╔══

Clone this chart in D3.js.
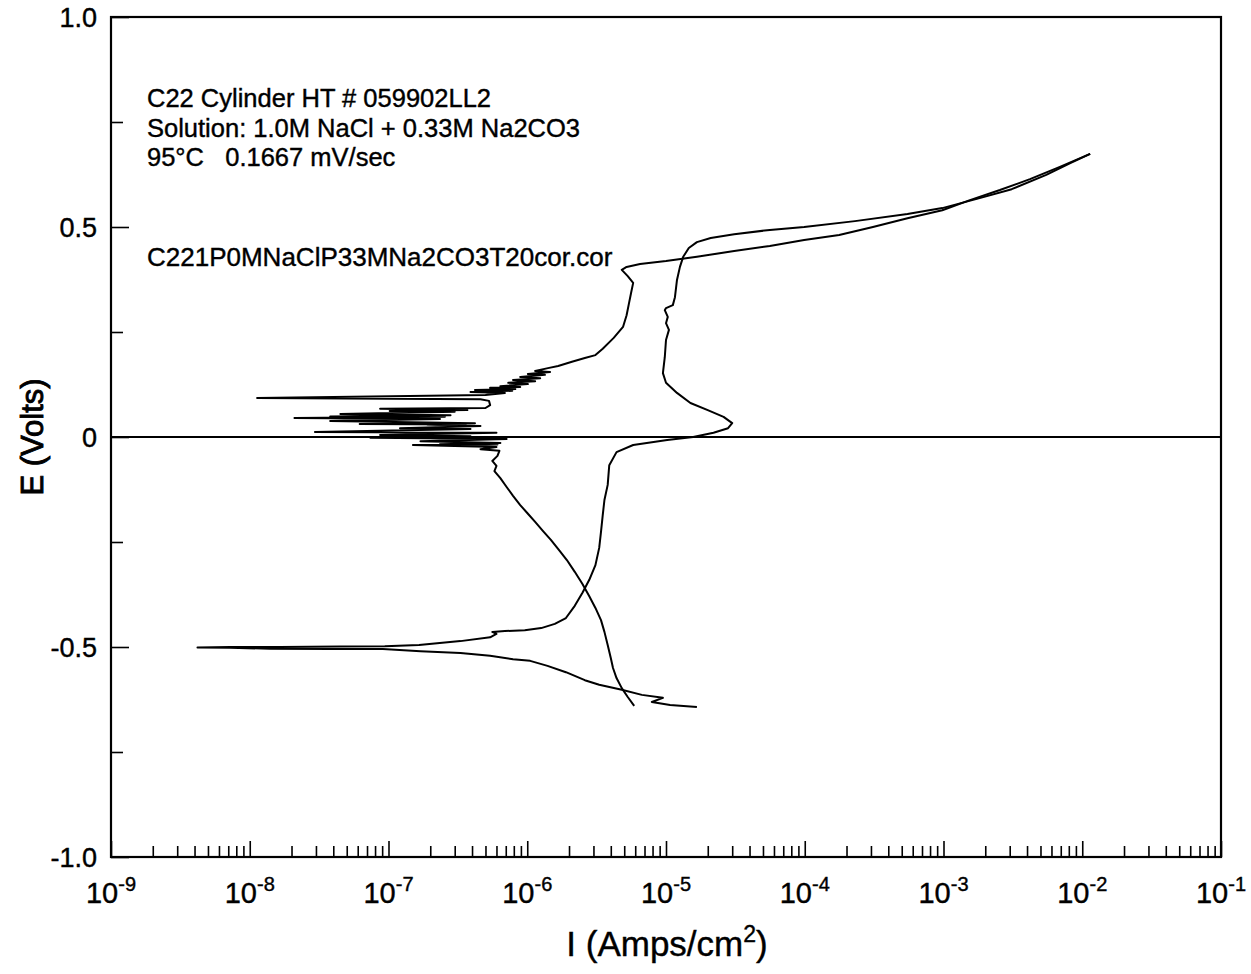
<!DOCTYPE html>
<html>
<head>
<meta charset="utf-8">
<script src="https://cdnjs.cloudflare.com/ajax/libs/d3/7.8.5/d3.min.js"></script>
<style>
  body { margin: 0; background: #fff; }
  svg text { font-family: "Liberation Sans", Arial, sans-serif; fill: #000; stroke: #000; stroke-width: 0.4px; }
</style>
</head>
<body>
<div id="chart"></div>
<script>
// forward scan: cathodic branch -> Ecorr spike -> passive -> transpassive
var fwdI = [1.67e-5, 1.07e-5, 7.9e-6, 9.5e-6, 6.7e-6, 4.8e-6, 3.3e-6, 2.6e-6, 1.9e-6, 1.4e-6,
            1.05e-6, 7.9e-7, 5.4e-7, 3.3e-7, 1.7e-7, 9.1e-8, 3.8e-8, 1.4e-8, 7.2e-9, 4.2e-9,
            7.2e-9, 1.65e-8, 4.5e-8, 9.4e-8, 1.66e-7, 3.3e-7, 5.4e-7, 6.0e-7, 5.6e-7, 6.9e-7,
            9.6e-7, 1.26e-6, 1.58e-6, 1.9e-6, 2.2e-6, 2.5e-6, 2.8e-6, 3.1e-6, 3.3e-6, 3.4e-6,
            3.5e-6, 3.6e-6, 3.8e-6, 3.9e-6, 4.4e-6, 5.8e-6, 1.02e-5, 1.57e-5, 2.2e-5, 2.8e-5,
            3.0e-5, 2.6e-5, 2.0e-5, 1.5e-5, 1.2e-5, 1.0e-5, 9.5e-6, 9.8e-6, 1.0e-5, 1.05e-5,
            1.0e-5, 1.03e-5, 9.8e-6, 1.0e-5, 1.12e-5, 1.16e-5, 1.2e-5, 1.26e-5, 1.33e-5, 1.46e-5,
            1.67e-5, 2.1e-5, 3.1e-5, 5.6e-5, 9.9e-5, 2.3e-4, 5.5e-4, 9.8e-4, 1.74e-3, 3.1e-3,
            5.5e-3, 8.2e-3, 1.14e-2];
var fwdE = [-0.643, -0.638, -0.631, -0.621, -0.614, -0.602, -0.590, -0.579, -0.560, -0.545,
            -0.533, -0.529, -0.521, -0.514, -0.510, -0.505, -0.505, -0.504, -0.502, -0.501,
            -0.500, -0.500, -0.499, -0.498, -0.495, -0.486, -0.477, -0.469, -0.464, -0.462,
            -0.460, -0.455, -0.445, -0.431, -0.402, -0.371, -0.340, -0.305, -0.264, -0.226,
            -0.186, -0.150, -0.114, -0.067, -0.036, -0.019, -0.007, 0.000, 0.010, 0.021,
            0.033, 0.048, 0.064, 0.081, 0.105, 0.129, 0.152, 0.190, 0.231, 0.255,
            0.271, 0.286, 0.302, 0.307, 0.314, 0.333, 0.374, 0.405, 0.429, 0.450,
            0.464, 0.474, 0.483, 0.493, 0.500, 0.514, 0.531, 0.545, 0.567, 0.590,
            0.624, 0.652, 0.674];

// reverse scan: back down from the vertex, noisy repassivation near 0 V
var revI = [1.14e-2, 6.9e-3, 4.2e-3, 2.55e-3, 1.55e-3, 9.8e-4, 5.5e-4, 3.1e-4, 1.77e-4, 9.9e-5,
            5.6e-5, 3.1e-5, 1.67e-5, 1.0e-5, 6.5e-6, 5.2e-6, 4.8e-6, 5.3e-6, 5.8e-6, 5.6e-6,
            5.4e-6, 5.2e-6, 4.9e-6, 4.2e-6, 3.5e-6, 3.1e-6, 2.6e-6, 2.1e-6, 1.67e-6,
            1.41e-6, 1.14e-6, 1.46e-6, 1.01e-6, 1.34e-6, 8.9e-7, 1.24e-6, 7.9e-7, 1.14e-6, 7.3e-7,
            1.01e-6, 6.4e-7, 8.9e-7, 5.4e-7, 8.2e-7, 4.2e-7, 7.8e-7, 3.9e-7, 6.9e-7, 5.0e-7,
            1.13e-8, 4.6e-7, 5.3e-7, 5.4e-7, 5.0e-7, 8.7e-8, 3.7e-7, 1.02e-7, 3.0e-7,
            4.5e-8, 2.8e-7, 3.8e-8, 2.55e-7, 2.1e-8, 2.35e-7, 3.8e-8, 4.2e-7, 6.2e-8, 3.6e-7,
            1.9e-7, 4.6e-7, 1.21e-7, 3.9e-7,
            2.95e-8, 6.0e-7, 8.7e-8, 3.9e-7, 1.21e-7, 5.3e-7, 7.4e-8, 7.1e-7, 1.7e-7, 6.4e-7,
            2.35e-7, 6.1e-7, 1.5e-7, 6.0e-7,
            4.6e-7, 6.3e-7, 6.1e-7, 5.6e-7, 6.0e-7, 5.8e-7, 6.4e-7, 7.1e-7, 7.9e-7, 8.9e-7,
            1.0e-6, 1.14e-6, 1.30e-6, 1.48e-6, 1.69e-6, 1.93e-6, 2.2e-6, 2.5e-6, 2.8e-6, 3.1e-6,
            3.4e-6, 3.6e-6, 3.8e-6, 4.0e-6, 4.15e-6, 4.4e-6, 4.8e-6, 5.3e-6, 5.9e-6];
var revE = [0.674, 0.643, 0.614, 0.588, 0.564, 0.540, 0.521, 0.500, 0.481, 0.469,
            0.455, 0.443, 0.429, 0.419, 0.412, 0.405, 0.398, 0.383, 0.367, 0.343,
            0.317, 0.290, 0.262, 0.236, 0.210, 0.195, 0.188, 0.179, 0.169,
            0.164, 0.157, 0.155, 0.150, 0.148, 0.143, 0.140, 0.136, 0.133, 0.129,
            0.126, 0.121, 0.119, 0.117, 0.114, 0.112, 0.110, 0.107, 0.105, 0.100,
            0.093, 0.090, 0.086, 0.076, 0.069, 0.067, 0.064, 0.062, 0.060,
            0.055, 0.052, 0.049, 0.048, 0.045, 0.043, 0.038, 0.033, 0.031, 0.030,
            0.029, 0.026, 0.021, 0.019,
            0.012, 0.010, 0.005, 0.002, 0.000, -0.001, -0.002, -0.005, -0.010, -0.014,
            -0.017, -0.018, -0.019, -0.024,
            -0.029, -0.033, -0.045, -0.057, -0.069, -0.081, -0.098, -0.119, -0.140, -0.162,
            -0.181, -0.202, -0.224, -0.245, -0.269, -0.293, -0.321, -0.350, -0.379, -0.407,
            -0.436, -0.464, -0.495, -0.526, -0.550, -0.574, -0.598, -0.619, -0.640];

// axis ticks and labels
var xMajor = [1e-9, 1e-8, 1e-7, 1e-6, 1e-5, 1e-4, 1e-3, 1e-2, 1e-1];
var xExp = ["-9", "-8", "-7", "-6", "-5", "-4", "-3", "-2", "-1"];
var yMajor = [1.0, 0.5, 0, -0.5, -1.0];
var yLabels = ["1.0", "0.5", "0", "-0.5", "-1.0"];
var yMinor = [0.75, 0.25, -0.25, -0.75];

// annotations
var notes = ["C22 Cylinder HT # 059902LL2",
             "Solution: 1.0M NaCl + 0.33M Na2CO3",
             "95\u00B0C   0.1667 mV/sec"];
var fileName = "C221P0MNaClP33MNa2CO3T20cor.cor";

var width = 1251, height = 974;
// plot box ("top" is a window global, so other names)
var pLeft = 111, pRight = 1221, pTop = 17, pBottom = 857;

var svg = d3.select("#chart").append("svg")
  .attr("width", width)
  .attr("height", height);

var xScale = d3.scaleLog().domain([1e-9, 1e-1]).range([pLeft, pRight]);
var yScale = d3.scaleLinear().domain([-1, 1]).range([pBottom, pTop]);

// minor ticks (2..9 per decade) and major ticks, pointing inward
var xMinor = xScale.ticks().filter(function(t) {
  return xMajor.every(function(m) { return Math.abs(t / m - 1) > 1e-6; });
});

function drawAxis(gen, tx, ty) {
  var g = svg.append("g").attr("transform", "translate(" + tx + "," + ty + ")").call(gen);
  g.select(".domain").remove();
  g.selectAll("line").attr("stroke", "#000").attr("stroke-width", 1.6);
  g.selectAll("text").remove();
  return g;
}
drawAxis(d3.axisBottom(xScale).tickValues(xMinor).tickSize(-11), 0, pBottom);
drawAxis(d3.axisBottom(xScale).tickValues(xMajor).tickSize(-16), 0, pBottom);
drawAxis(d3.axisLeft(yScale).tickValues(yMinor).tickSize(-12), pLeft, 0);
drawAxis(d3.axisLeft(yScale).tickValues(yMajor).tickSize(-18), pLeft, 0);

// frame
svg.append("rect")
  .attr("x", pLeft).attr("y", pTop)
  .attr("width", pRight - pLeft).attr("height", pBottom - pTop)
  .attr("fill", "none").attr("stroke", "#000").attr("stroke-width", 2.2);

// x tick labels with superscript exponents
var xl = svg.append("g").selectAll("text")
  .data(xMajor)
  .join("text")
  .attr("x", function(d) { return xScale(d); })
  .attr("y", 903)
  .attr("text-anchor", "middle")
  .attr("font-size", 29);
xl.append("tspan").text("10");
xl.append("tspan")
  .attr("dy", -12)
  .attr("font-size", 20)
  .text(function(d, i) { return xExp[i]; });

// y tick labels
svg.append("g").selectAll("text")
  .data(yMajor)
  .join("text")
  .attr("x", 97)
  .attr("y", function(d) { return yScale(d); })
  .attr("dy", "0.36em")
  .attr("text-anchor", "end")
  .attr("font-size", 27)
  .text(function(d, i) { return yLabels[i]; });

// axis titles
var xt = svg.append("text")
  .attr("x", 667)
  .attr("y", 956)
  .attr("text-anchor", "middle")
  .attr("font-size", 35);
xt.append("tspan").text("I (Amps/cm");
xt.append("tspan").attr("dy", -14).attr("font-size", 23).text("2");
xt.append("tspan").attr("dy", 14).text(")");

svg.append("text")
  .attr("transform", "rotate(-90)")
  .attr("x", -(pTop + pBottom) / 2)
  .attr("y", 43)
  .attr("text-anchor", "middle")
  .attr("font-size", 31)
  .style("stroke-width", "0.9px")
  .text("E (Volts)");

// zero potential reference line
svg.append("line")
  .attr("x1", pLeft).attr("x2", pRight)
  .attr("y1", yScale(0)).attr("y2", yScale(0))
  .attr("stroke", "#000").attr("stroke-width", 1.8);

// curves
var line = d3.line()
  .x(function(d) { return xScale(d[0]); })
  .y(function(d) { return yScale(d[1]); });

var fwd = fwdI.map(function(v, i) { return [v, fwdE[i]]; });
var rev = revI.map(function(v, i) { return [v, revE[i]]; });

svg.append("g").selectAll("path")
  .data([fwd, rev])
  .join("path")
  .attr("d", line)
  .attr("fill", "none")
  .attr("stroke", "#000")
  .attr("stroke-width", 2)
  .attr("stroke-linejoin", "round");

// notes
svg.append("g").selectAll("text")
  .data(notes)
  .join("text")
  .attr("x", 147)
  .attr("y", function(d, i) { return 107 + i * 29.5; })
  .attr("font-size", 25.5)
  .style("white-space", "pre")
  .text(function(d) { return d; });

svg.append("text")
  .attr("x", 147)
  .attr("y", 266)
  .attr("font-size", 26)
  .text(fileName);
</script>
</body>
</html>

╚══

To be done: Without any pictures, reproduce the lines from the first one in the material through the line that has "0.624, 0.652, 0.674];", exactly as they appear.

Task solution:
Clone this chart in D3.js.
<!DOCTYPE html>
<html>
<head>
<meta charset="utf-8">
<script src="https://cdnjs.cloudflare.com/ajax/libs/d3/7.8.5/d3.min.js"></script>
<style>
  body { margin: 0; background: #fff; }
  svg text { font-family: "Liberation Sans", Arial, sans-serif; fill: #000; stroke: #000; stroke-width: 0.4px; }
</style>
</head>
<body>
<div id="chart"></div>
<script>
// forward scan: cathodic branch -> Ecorr spike -> passive -> transpassive
var fwdI = [1.67e-5, 1.07e-5, 7.9e-6, 9.5e-6, 6.7e-6, 4.8e-6, 3.3e-6, 2.6e-6, 1.9e-6, 1.4e-6,
            1.05e-6, 7.9e-7, 5.4e-7, 3.3e-7, 1.7e-7, 9.1e-8, 3.8e-8, 1.4e-8, 7.2e-9, 4.2e-9,
            7.2e-9, 1.65e-8, 4.5e-8, 9.4e-8, 1.66e-7, 3.3e-7, 5.4e-7, 6.0e-7, 5.6e-7, 6.9e-7,
            9.6e-7, 1.26e-6, 1.58e-6, 1.9e-6, 2.2e-6, 2.5e-6, 2.8e-6, 3.1e-6, 3.3e-6, 3.4e-6,
            3.5e-6, 3.6e-6, 3.8e-6, 3.9e-6, 4.4e-6, 5.8e-6, 1.02e-5, 1.57e-5, 2.2e-5, 2.8e-5,
            3.0e-5, 2.6e-5, 2.0e-5, 1.5e-5, 1.2e-5, 1.0e-5, 9.5e-6, 9.8e-6, 1.0e-5, 1.05e-5,
            1.0e-5, 1.03e-5, 9.8e-6, 1.0e-5, 1.12e-5, 1.16e-5, 1.2e-5, 1.26e-5, 1.33e-5, 1.46e-5,
            1.67e-5, 2.1e-5, 3.1e-5, 5.6e-5, 9.9e-5, 2.3e-4, 5.5e-4, 9.8e-4, 1.74e-3, 3.1e-3,
            5.5e-3, 8.2e-3, 1.14e-2];
var fwdE = [-0.643, -0.638, -0.631, -0.621, -0.614, -0.602, -0.590, -0.579, -0.560, -0.545,
            -0.533, -0.529, -0.521, -0.514, -0.510, -0.505, -0.505, -0.504, -0.502, -0.501,
            -0.500, -0.500, -0.499, -0.498, -0.495, -0.486, -0.477, -0.469, -0.464, -0.462,
            -0.460, -0.455, -0.445, -0.431, -0.402, -0.371, -0.340, -0.305, -0.264, -0.226,
            -0.186, -0.150, -0.114, -0.067, -0.036, -0.019, -0.007, 0.000, 0.010, 0.021,
            0.033, 0.048, 0.064, 0.081, 0.105, 0.129, 0.152, 0.190, 0.231, 0.255,
            0.271, 0.286, 0.302, 0.307, 0.314, 0.333, 0.374, 0.405, 0.429, 0.450,
            0.464, 0.474, 0.483, 0.493, 0.500, 0.514, 0.531, 0.545, 0.567, 0.590,
            0.624, 0.652, 0.674];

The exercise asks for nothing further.